_Aim_
Extract precisely the lines of the entries below, from the first line through the line containing "step_surv = [1.0, 0.982, 0.964, 0.889, 0.889]".

_Entries provided_
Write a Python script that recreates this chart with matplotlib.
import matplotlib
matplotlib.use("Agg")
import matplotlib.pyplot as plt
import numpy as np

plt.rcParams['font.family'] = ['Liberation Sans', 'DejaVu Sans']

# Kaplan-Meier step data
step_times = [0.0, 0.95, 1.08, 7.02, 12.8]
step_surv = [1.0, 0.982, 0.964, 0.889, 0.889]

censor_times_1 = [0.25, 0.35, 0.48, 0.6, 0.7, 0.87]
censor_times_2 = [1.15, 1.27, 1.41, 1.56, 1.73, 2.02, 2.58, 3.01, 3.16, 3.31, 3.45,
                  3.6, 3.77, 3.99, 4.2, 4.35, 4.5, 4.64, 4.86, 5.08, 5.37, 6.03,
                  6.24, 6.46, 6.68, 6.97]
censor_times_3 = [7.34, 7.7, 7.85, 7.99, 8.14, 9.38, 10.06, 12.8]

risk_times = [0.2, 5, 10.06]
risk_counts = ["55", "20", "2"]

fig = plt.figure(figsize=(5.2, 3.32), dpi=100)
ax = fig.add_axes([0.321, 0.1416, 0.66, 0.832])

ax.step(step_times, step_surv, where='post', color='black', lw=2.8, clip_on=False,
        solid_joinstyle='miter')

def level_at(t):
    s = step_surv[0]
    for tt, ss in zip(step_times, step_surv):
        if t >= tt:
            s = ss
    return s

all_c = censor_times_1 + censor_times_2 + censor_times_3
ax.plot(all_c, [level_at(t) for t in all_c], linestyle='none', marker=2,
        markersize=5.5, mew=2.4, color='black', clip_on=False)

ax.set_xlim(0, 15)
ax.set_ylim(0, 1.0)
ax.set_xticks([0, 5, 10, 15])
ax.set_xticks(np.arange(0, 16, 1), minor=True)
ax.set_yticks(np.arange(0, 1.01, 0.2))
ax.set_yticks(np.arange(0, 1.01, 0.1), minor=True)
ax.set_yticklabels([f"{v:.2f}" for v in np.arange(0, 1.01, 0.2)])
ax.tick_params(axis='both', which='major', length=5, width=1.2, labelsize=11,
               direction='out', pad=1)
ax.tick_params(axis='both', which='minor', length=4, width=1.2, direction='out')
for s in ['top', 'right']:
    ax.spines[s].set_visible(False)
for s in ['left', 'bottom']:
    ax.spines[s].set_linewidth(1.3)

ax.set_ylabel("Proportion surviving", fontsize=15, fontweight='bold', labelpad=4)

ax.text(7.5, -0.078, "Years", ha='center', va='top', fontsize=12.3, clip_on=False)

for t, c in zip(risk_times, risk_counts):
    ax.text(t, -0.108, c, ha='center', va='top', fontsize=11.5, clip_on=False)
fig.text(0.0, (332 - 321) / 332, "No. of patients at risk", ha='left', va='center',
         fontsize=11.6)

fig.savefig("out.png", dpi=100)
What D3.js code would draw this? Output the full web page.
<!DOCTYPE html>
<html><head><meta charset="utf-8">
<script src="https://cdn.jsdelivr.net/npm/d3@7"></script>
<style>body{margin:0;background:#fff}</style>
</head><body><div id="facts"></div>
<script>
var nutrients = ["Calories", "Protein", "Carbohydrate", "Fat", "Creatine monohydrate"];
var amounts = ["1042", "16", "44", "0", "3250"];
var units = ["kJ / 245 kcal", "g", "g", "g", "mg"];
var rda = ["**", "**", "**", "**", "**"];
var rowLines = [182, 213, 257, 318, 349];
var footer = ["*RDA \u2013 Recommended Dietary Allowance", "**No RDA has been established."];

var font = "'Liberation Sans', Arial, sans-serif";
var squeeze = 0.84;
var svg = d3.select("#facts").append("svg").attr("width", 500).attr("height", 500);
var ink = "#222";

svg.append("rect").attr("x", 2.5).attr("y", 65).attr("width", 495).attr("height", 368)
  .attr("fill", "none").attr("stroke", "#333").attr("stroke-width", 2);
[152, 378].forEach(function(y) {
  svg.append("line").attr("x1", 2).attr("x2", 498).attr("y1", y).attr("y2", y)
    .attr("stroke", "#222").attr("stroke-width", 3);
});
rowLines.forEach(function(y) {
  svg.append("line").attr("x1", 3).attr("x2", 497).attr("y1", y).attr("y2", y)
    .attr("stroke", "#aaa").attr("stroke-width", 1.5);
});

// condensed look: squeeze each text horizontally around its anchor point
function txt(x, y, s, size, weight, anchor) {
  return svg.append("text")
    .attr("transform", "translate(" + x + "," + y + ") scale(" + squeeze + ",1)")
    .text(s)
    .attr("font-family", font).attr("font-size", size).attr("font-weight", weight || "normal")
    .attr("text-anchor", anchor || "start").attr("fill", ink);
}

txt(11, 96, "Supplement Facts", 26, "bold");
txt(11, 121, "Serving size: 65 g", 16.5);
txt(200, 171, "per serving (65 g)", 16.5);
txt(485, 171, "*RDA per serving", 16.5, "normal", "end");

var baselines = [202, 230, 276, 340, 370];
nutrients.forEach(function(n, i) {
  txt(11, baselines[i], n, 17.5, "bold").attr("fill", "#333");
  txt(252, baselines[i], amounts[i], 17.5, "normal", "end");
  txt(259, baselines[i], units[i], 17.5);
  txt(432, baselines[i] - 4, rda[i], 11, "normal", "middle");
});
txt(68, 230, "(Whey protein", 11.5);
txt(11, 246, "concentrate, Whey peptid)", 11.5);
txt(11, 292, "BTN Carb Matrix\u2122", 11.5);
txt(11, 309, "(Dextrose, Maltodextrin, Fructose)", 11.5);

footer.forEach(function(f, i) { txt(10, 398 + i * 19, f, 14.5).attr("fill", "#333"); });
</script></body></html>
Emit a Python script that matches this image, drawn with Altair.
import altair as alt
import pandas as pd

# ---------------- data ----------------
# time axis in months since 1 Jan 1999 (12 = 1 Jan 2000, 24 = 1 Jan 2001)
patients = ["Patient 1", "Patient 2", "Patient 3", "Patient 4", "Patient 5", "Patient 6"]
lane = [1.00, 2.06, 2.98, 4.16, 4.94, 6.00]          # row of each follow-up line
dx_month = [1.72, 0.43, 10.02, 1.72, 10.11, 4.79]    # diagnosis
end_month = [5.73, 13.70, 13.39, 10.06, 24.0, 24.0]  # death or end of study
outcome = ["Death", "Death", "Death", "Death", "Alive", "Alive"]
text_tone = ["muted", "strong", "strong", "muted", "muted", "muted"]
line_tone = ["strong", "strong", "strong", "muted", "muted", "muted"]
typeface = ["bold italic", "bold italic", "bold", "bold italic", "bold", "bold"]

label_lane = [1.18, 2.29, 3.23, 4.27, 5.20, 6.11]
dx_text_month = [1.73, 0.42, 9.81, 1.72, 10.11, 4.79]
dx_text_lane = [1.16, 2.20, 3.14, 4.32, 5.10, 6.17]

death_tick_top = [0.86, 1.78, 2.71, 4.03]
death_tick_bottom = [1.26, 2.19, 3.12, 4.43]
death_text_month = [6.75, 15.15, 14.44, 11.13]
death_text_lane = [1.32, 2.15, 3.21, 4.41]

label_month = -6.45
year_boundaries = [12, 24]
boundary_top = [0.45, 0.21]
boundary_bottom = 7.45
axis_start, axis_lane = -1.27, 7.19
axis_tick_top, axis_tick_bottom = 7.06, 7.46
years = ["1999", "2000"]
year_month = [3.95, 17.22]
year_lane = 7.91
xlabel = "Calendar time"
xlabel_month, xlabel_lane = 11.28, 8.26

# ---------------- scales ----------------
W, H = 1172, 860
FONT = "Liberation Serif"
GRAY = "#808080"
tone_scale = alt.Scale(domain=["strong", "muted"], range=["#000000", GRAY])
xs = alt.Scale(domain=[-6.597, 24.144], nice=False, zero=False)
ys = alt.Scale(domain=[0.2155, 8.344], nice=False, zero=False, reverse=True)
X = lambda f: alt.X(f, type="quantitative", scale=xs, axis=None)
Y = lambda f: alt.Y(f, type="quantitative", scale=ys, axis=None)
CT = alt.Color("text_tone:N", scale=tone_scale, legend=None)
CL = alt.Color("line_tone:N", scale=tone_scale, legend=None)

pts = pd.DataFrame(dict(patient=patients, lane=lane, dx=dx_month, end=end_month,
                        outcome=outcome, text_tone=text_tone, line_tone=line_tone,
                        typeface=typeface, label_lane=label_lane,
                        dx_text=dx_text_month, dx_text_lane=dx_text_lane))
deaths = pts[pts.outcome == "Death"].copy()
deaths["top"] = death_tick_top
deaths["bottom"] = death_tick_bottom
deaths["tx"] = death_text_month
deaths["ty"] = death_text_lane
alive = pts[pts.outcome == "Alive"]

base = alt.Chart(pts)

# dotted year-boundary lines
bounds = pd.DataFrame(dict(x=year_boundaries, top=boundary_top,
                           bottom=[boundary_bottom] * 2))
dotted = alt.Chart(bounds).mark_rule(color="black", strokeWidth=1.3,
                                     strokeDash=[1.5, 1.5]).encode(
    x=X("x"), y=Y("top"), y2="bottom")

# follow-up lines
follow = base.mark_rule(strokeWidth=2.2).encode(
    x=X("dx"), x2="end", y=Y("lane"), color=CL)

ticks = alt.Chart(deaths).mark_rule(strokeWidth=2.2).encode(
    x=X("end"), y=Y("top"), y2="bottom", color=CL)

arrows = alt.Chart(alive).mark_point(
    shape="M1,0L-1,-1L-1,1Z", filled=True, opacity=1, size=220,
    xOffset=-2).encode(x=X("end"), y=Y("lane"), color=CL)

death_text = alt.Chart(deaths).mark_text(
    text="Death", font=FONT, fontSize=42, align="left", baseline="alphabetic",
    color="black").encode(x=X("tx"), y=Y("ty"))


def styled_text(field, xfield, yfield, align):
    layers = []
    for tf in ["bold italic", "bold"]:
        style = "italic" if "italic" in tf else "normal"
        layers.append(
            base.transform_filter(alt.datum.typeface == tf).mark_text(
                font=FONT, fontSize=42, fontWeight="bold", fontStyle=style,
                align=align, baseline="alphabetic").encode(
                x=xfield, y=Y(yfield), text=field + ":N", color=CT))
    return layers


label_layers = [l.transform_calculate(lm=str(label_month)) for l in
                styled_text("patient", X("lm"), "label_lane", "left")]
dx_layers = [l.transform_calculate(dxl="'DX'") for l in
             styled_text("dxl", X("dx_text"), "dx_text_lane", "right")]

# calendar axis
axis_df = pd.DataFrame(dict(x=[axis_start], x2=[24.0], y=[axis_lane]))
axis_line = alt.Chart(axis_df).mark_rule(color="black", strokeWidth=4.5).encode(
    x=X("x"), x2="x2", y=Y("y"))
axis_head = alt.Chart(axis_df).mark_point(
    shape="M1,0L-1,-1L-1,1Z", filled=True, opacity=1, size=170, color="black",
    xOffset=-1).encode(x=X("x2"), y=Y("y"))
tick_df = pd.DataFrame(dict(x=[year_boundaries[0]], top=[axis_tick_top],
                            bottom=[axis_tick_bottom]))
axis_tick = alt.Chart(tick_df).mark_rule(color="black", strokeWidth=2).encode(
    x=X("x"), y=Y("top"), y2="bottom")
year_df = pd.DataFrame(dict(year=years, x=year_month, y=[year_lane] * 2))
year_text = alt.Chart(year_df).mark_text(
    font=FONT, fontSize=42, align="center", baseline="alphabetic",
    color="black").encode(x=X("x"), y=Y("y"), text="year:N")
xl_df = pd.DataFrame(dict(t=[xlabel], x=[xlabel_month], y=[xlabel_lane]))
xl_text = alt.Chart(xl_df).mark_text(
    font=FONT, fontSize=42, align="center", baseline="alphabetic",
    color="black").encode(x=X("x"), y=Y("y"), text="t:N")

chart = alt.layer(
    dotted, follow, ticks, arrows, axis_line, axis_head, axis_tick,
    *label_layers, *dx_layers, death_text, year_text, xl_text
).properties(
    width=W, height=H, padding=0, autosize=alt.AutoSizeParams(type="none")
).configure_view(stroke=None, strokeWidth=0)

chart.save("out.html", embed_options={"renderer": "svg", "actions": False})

_Correct output_
Write a Python script that recreates this chart with matplotlib.
import matplotlib
matplotlib.use("Agg")
import matplotlib.pyplot as plt
import numpy as np

plt.rcParams['font.family'] = ['Liberation Sans', 'DejaVu Sans']

# Kaplan-Meier step data
step_times = [0.0, 0.95, 1.08, 7.02, 12.8]
step_surv = [1.0, 0.982, 0.964, 0.889, 0.889]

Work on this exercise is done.